Pick out each line of the records that includes the string "this", and copy it.

DATA RECORDS –
▽
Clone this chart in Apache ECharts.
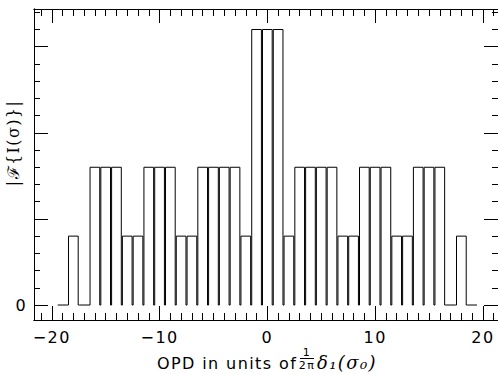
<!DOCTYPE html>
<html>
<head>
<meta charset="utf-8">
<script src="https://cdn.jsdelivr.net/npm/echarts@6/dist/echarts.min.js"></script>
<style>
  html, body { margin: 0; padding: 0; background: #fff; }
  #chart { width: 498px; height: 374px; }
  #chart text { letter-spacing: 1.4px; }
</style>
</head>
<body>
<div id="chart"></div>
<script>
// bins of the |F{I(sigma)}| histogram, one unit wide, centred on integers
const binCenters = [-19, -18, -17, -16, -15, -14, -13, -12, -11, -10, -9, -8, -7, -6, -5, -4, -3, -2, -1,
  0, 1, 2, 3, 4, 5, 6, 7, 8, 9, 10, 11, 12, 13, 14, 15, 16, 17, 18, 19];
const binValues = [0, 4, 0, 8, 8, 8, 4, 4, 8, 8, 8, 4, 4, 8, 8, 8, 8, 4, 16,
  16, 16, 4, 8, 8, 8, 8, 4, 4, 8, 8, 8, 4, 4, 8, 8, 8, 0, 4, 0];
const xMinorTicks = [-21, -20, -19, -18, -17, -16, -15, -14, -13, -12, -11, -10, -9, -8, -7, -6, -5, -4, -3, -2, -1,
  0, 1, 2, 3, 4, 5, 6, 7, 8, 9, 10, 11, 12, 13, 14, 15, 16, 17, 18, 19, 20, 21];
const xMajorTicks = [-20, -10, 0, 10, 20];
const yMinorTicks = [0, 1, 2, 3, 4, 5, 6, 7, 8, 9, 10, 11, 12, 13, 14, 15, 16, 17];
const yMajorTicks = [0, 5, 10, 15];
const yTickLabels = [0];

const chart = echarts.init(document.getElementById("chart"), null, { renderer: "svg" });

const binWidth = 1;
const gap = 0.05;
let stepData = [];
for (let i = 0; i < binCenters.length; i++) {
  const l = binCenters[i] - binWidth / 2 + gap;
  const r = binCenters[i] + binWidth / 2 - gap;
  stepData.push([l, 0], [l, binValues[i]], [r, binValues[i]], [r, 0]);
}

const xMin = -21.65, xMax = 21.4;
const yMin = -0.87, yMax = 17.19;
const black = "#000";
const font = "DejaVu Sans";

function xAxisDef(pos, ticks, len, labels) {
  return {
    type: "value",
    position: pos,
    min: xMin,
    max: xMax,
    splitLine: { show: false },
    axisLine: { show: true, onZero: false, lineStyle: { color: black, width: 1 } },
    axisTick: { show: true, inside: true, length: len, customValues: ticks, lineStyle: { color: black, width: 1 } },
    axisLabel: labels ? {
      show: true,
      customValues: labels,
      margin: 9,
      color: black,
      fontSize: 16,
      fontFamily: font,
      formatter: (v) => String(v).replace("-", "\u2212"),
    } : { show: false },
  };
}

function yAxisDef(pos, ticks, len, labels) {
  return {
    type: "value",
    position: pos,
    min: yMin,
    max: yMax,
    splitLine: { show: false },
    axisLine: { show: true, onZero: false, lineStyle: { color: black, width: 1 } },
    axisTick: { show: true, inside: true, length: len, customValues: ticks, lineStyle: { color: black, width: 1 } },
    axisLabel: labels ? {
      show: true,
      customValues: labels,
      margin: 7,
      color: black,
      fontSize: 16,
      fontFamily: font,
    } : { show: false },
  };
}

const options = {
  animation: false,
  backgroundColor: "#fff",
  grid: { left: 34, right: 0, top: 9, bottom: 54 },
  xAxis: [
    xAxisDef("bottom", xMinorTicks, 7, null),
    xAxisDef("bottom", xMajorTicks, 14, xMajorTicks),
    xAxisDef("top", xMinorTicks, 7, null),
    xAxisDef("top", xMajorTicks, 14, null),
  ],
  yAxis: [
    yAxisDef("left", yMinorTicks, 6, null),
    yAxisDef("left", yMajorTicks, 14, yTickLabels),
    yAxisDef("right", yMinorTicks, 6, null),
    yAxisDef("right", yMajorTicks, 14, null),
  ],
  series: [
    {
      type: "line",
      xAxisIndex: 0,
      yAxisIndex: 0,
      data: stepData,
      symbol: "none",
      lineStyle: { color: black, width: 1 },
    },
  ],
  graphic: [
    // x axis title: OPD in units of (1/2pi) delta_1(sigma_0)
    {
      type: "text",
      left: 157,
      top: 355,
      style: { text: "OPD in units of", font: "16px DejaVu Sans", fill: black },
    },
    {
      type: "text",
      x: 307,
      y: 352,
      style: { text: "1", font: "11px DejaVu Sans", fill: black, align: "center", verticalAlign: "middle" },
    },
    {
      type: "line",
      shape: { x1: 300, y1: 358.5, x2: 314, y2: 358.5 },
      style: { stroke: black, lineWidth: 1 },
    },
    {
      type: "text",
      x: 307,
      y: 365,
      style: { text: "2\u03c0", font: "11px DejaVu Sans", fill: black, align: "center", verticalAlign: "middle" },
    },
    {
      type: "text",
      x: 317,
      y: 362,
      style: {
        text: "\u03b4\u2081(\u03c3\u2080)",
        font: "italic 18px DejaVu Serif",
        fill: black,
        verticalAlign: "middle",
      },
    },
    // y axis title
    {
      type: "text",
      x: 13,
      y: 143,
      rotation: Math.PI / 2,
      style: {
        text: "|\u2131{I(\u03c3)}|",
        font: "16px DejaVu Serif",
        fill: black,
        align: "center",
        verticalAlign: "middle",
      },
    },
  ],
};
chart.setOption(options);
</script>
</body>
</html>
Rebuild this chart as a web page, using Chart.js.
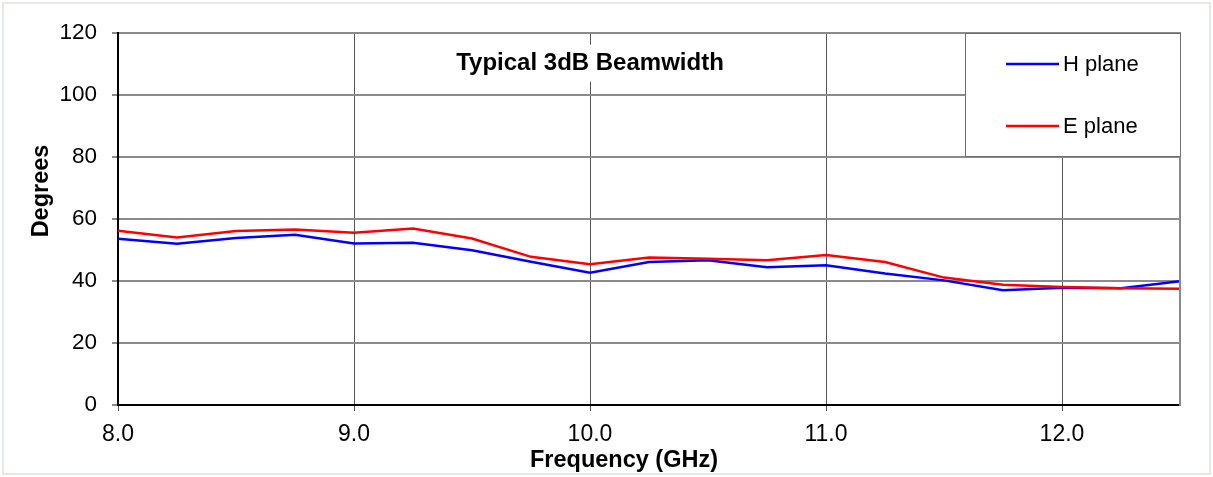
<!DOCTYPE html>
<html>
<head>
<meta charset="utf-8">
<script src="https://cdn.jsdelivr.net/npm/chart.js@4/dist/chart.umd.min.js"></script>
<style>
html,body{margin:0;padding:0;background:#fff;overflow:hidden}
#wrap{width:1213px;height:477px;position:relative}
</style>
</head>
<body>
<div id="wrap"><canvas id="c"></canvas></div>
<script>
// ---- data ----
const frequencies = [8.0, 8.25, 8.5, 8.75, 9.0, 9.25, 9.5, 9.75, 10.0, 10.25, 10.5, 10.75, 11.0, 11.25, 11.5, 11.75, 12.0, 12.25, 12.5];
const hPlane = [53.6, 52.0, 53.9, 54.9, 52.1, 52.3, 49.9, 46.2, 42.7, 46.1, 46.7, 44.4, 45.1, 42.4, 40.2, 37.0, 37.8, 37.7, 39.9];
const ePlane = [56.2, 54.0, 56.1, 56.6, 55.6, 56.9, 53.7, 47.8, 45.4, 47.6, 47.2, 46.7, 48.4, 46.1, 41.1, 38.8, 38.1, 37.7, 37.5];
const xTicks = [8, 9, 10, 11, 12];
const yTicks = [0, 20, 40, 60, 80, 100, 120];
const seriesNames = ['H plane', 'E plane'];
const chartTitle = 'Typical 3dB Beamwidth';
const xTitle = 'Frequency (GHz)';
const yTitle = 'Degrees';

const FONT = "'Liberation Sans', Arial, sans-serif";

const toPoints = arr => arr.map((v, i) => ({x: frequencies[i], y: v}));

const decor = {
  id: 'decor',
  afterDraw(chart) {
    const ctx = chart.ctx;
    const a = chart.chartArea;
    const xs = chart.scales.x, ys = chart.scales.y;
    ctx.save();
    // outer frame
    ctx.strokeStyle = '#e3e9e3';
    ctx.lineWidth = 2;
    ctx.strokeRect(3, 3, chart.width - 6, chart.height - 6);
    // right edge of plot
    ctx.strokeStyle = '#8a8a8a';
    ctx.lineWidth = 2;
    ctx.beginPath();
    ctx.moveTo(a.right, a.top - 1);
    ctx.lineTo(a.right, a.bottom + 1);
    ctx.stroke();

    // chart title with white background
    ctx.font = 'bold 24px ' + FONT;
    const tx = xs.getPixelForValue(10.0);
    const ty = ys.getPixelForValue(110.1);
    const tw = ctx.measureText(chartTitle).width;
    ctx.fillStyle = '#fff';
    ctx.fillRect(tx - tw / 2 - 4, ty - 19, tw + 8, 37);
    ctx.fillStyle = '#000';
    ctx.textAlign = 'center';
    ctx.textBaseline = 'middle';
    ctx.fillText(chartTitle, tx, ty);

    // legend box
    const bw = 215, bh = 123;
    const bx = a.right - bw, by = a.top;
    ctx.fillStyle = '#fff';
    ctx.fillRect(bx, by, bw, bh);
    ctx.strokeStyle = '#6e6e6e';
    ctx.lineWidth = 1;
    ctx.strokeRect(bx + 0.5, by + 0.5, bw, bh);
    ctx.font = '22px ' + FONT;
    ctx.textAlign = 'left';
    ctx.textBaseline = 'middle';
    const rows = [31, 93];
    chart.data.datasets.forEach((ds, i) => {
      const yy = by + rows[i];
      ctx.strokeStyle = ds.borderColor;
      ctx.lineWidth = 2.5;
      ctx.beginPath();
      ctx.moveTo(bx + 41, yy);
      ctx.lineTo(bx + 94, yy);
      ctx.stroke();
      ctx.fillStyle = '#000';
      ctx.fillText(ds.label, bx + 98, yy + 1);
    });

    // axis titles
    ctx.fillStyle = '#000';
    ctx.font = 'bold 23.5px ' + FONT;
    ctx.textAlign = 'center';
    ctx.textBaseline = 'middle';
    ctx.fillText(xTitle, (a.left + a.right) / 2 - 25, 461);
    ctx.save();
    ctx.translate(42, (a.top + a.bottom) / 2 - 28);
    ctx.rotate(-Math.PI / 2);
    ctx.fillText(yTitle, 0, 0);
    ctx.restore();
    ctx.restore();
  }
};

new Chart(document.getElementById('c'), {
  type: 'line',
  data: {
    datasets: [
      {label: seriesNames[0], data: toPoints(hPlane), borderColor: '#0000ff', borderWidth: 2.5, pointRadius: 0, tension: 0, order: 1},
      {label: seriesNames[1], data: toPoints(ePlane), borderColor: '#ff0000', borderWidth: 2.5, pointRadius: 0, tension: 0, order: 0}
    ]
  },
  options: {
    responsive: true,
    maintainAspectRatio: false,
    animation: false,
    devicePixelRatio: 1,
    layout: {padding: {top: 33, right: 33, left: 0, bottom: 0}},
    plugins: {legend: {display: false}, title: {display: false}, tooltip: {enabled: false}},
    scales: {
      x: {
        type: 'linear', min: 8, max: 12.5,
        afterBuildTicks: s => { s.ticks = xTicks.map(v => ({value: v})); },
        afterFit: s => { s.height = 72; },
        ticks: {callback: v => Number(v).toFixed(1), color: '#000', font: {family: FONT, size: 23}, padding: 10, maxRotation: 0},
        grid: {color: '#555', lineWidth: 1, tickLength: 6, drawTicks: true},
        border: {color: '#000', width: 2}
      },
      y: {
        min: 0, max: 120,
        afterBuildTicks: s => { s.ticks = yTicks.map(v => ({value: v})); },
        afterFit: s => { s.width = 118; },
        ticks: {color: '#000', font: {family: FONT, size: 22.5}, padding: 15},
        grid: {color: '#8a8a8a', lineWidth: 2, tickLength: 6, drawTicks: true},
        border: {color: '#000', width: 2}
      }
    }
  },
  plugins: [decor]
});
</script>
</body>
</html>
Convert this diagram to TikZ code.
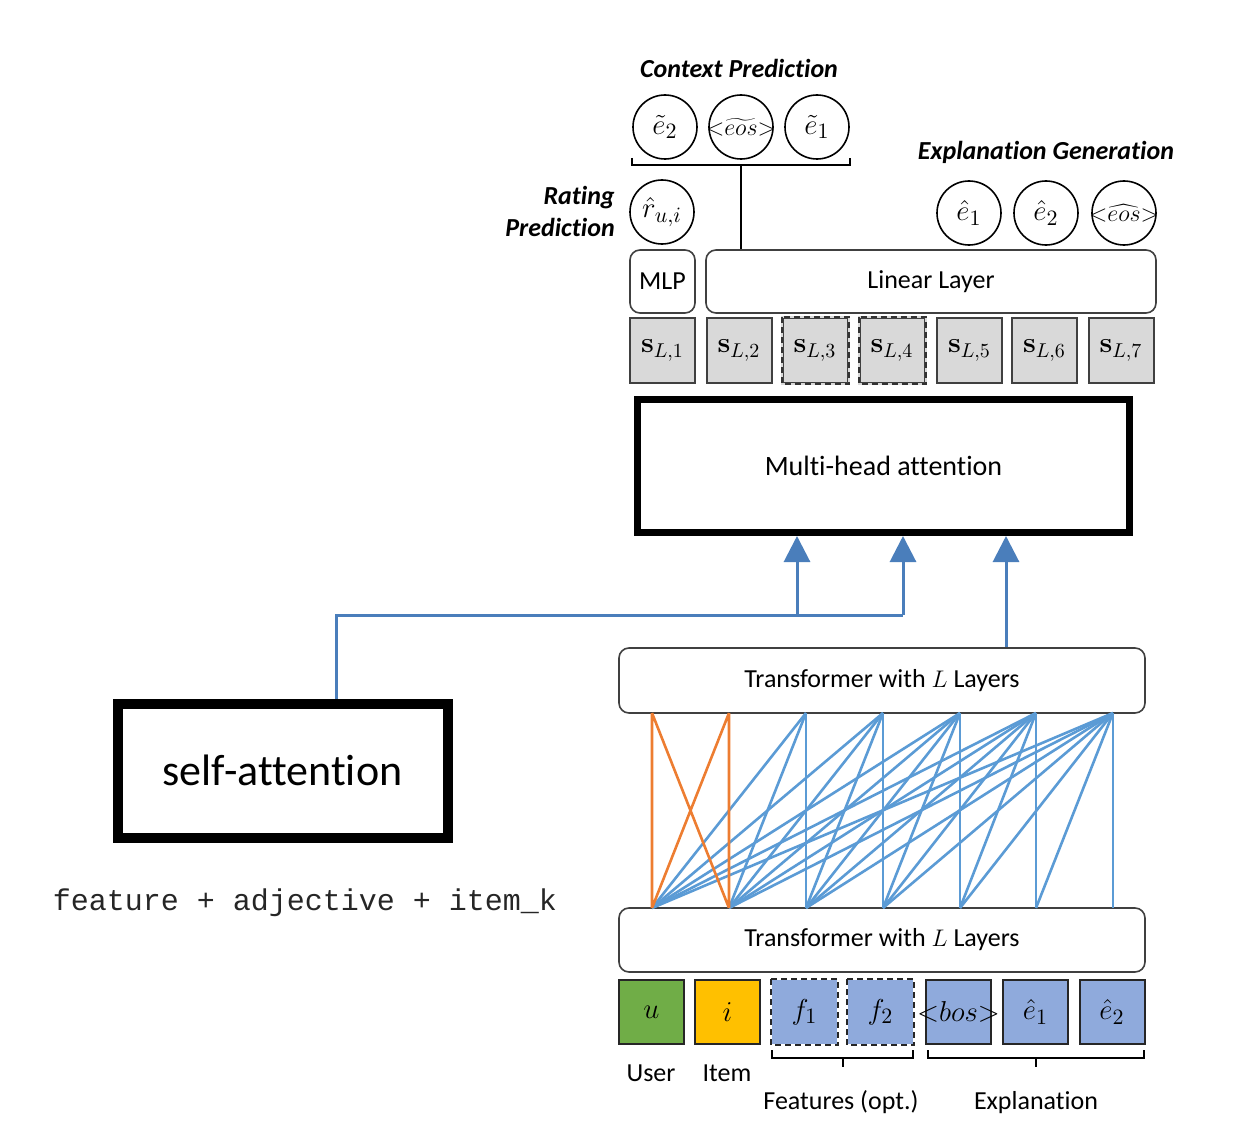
△
EXERCISE RESPONSE –
Clone this chart in Apache ECharts.
Rebuild this chart as a web page, using Chart.js.
Convert this diagram to TikZ code.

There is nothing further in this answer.